2 de agosto de 2009

Invadiendo nacionalidades (III)



Y en el suelo dormía mi guitarra, acústica y azul, con la que hago el amor las noches en que ya no estás tu. Sólo bastaba con que te rascaras un poco la barriga, a la altura del ombligo para que yo entendiera que querías que tocara. Sin embargo era gracioso oírte decir “Guitarra” con esa sensación de que arrastrabas siempre las erres hasta el final de la garganta.

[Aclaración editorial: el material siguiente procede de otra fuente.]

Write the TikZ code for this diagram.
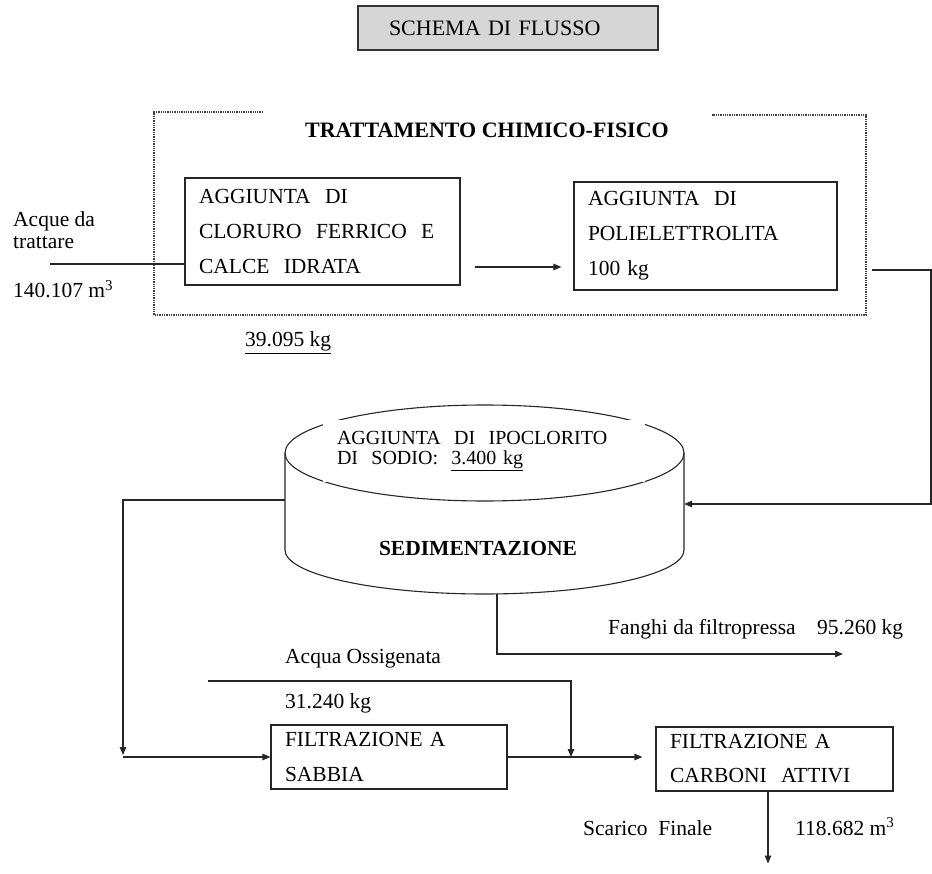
\documentclass[tikz,border=0pt]{standalone}
\usepackage{fontspec}
\setmainfont{Liberation Serif}
\usetikzlibrary{arrows.meta,calc}

\tikzset{
  flow/.style={line width=1.1pt, black!85},
  arr/.style={flow, -{Triangle[length=8pt,width=6.5pt]}},
  procbox/.style={draw=black!85, line width=1.1pt, align=left, inner xsep=14pt,
    inner ysep=0pt, font=\fontsize{21.5}{35}\selectfont},
  lbl/.style={anchor=base west, inner sep=0pt, font=\fontsize{21.5}{24}\selectfont},
  frame/.style={densely dotted, line width=1.3pt, black!75},
}

\begin{document}
\begin{tikzpicture}[x=1pt, y=-1pt]
\useasboundingbox (0,0) rectangle (932,874);

% title
\node[draw=black!80, line width=1.3pt, fill=black!16, minimum width=300pt, minimum height=44pt,
  text width=238pt, inner xsep=31pt, align=left, font=\fontsize{22}{24}\selectfont]
  (title) at (508,28) {SCHEMA DI FLUSSO};

% chemical-physical treatment frame
\draw[frame] (263,112) -- (154,112) -- (154,315) -- (866,315) -- (866,115) -- (712,115);
\node[font=\bfseries\fontsize{22}{24}\selectfont, anchor=base, inner sep=0pt]
  (hdr) at (487,138) {TRATTAMENTO CHIMICO-FISICO};

% process boxes
\node[procbox, minimum width=275pt, minimum height=107pt, text width=247pt]
  (box1) at (322.5,231.5) {AGGIUNTA\ \ DI\\CLORURO\ \ FERRICO\ \ E\\CALCE\ \ IDRATA};
\node[procbox, minimum width=263pt, minimum height=108pt, text width=235pt]
  (box2) at (705.5,236) {AGGIUNTA\ \ DI\\POLIELETTROLITA\\100 kg};
\node[procbox, minimum width=236pt, minimum height=64pt, text width=208pt]
  (box3) at (389,757) {FILTRAZIONE A\\SABBIA};
\node[procbox, minimum width=237pt, minimum height=64pt, text width=209pt,
  font=\fontsize{21.5}{34}\selectfont]
  (box4) at (774.5,759) {FILTRAZIONE A\\CARBONI\ \ ATTIVI};

% sedimentation tank
\node[minimum width=399pt, minimum height=190pt, inner sep=0pt] (sed) at (484.5,500) {};
\draw[flow] (484.5,453) ellipse [x radius=199.5pt, y radius=48pt];
\draw[flow] (285,453) -- (285,550) arc[start angle=180, end angle=360, x radius=199.5pt, y radius=44pt]
  -- (684,453);
\node[fill=white, minimum width=322pt, minimum height=62pt, text width=294pt, inner xsep=14pt,
  inner ysep=0pt, align=left, font=\fontsize{20}{20}\selectfont]
  (sedtxt) at (484,451) {AGGIUNTA\ \ DI\ \ IPOCLORITO\\DI\ \ SODIO:\ \ \underline{3.400 kg}};
\node[font=\bfseries\fontsize{21.5}{24}\selectfont, anchor=base, inner sep=0pt]
  (sedname) at (478,555) {SEDIMENTAZIONE};

% labels
\node[lbl] (acque) at (13,227) {Acque da};
\node[lbl] (acque2) at (13,249) {trattare};
\node[lbl] (qin) at (13,298) {140.107 m\textsuperscript{3}};
\node[lbl] (q1) at (245,347) {\underline{39.095 kg}};
\node[lbl] (ossi) at (285,663) {Acqua Ossigenata};
\node[lbl] (q2) at (285,708) {31.240 kg};
\node[lbl] (fanghi) at (608,634) {Fanghi da filtropressa};
\node[lbl] (q3) at (817,634) {95.260 kg};
\node[lbl] (scarico) at (583,835) {Scarico\ \ Finale};
\node[lbl] (qout) at (795,835) {118.682 m\textsuperscript{3}};

% connectors
\coordinate (in) at (50,264);
\draw[flow] (in) -- (box1.west |- in);
\draw[arr, shorten <=14pt, shorten >=12pt] (box1.east |- 0,267) -- (box2.west |- 0,267);

\coordinate (out2) at (872,270);
\draw[arr] (out2) -- (931,270) |- ([yshift=-4pt]sed.east);

\coordinate (lb) at (123,757);
\draw[arr] (sed.west) -| ([yshift=2pt]lb);
\draw[arr] (lb) -- (box3.west);

\coordinate (fb) at (497,594);
\draw[arr] (fb) |- (843,654);

\coordinate (ox) at (208,681);
\draw[arr] (ox) -| (571,757);
\draw[arr, shorten >=13pt] (box3.east) -- (box4.west |- box3.east);

\draw[arr] ([xshift=-6.5pt]box4.south) -- ++(0,72);
\end{tikzpicture}
\end{document}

Te lloré canciones de los cantautores que me habían acompañado noches y días en aquel último año, y aunque no entendieras la mitad, todas de una manera u otra me hablaban de ti y especialmente de mi. Incluso, a veces y sin aviso previo tocaba canciones que yo misma había escrito y en todas aparecías. Tengo un nudo en la garganta. Recuerdo tu cara inmersa en los acordes, tus ojos cerrados y tus píes moviéndose al compás, generalmente lento, de cada canción. Ahí, y sólo ahí, en esos instantes, eras mío.
Fuiste mi guía entre calles desconocidas y me enseñaste que un país no se conoce por los monumentos, ni los sitios en que se concentra la mayor parte de los turistas, se conoce mezclándose con la cultura, impregnándose del olor de las calles más olvidadas, los bares más frecuentados por la gente del país, las galerías de arte y los rincones escondidos desde donde contemplábamos todo el movimiento de gente, sin que ellos vieran nuestros besos más sinceros. De manera egoísta, pero cierta, Bruselas fue más mía en aquella semana, aquellos siete días en los que callejeé, que de muchos rostros tristes y aburridos con los que me crucé. Les robé la esencia de sus calles y tú fuiste culpable.
¿Felicidad? No soy capaz de contestar con el sabor de lágrimas saladas en los labios.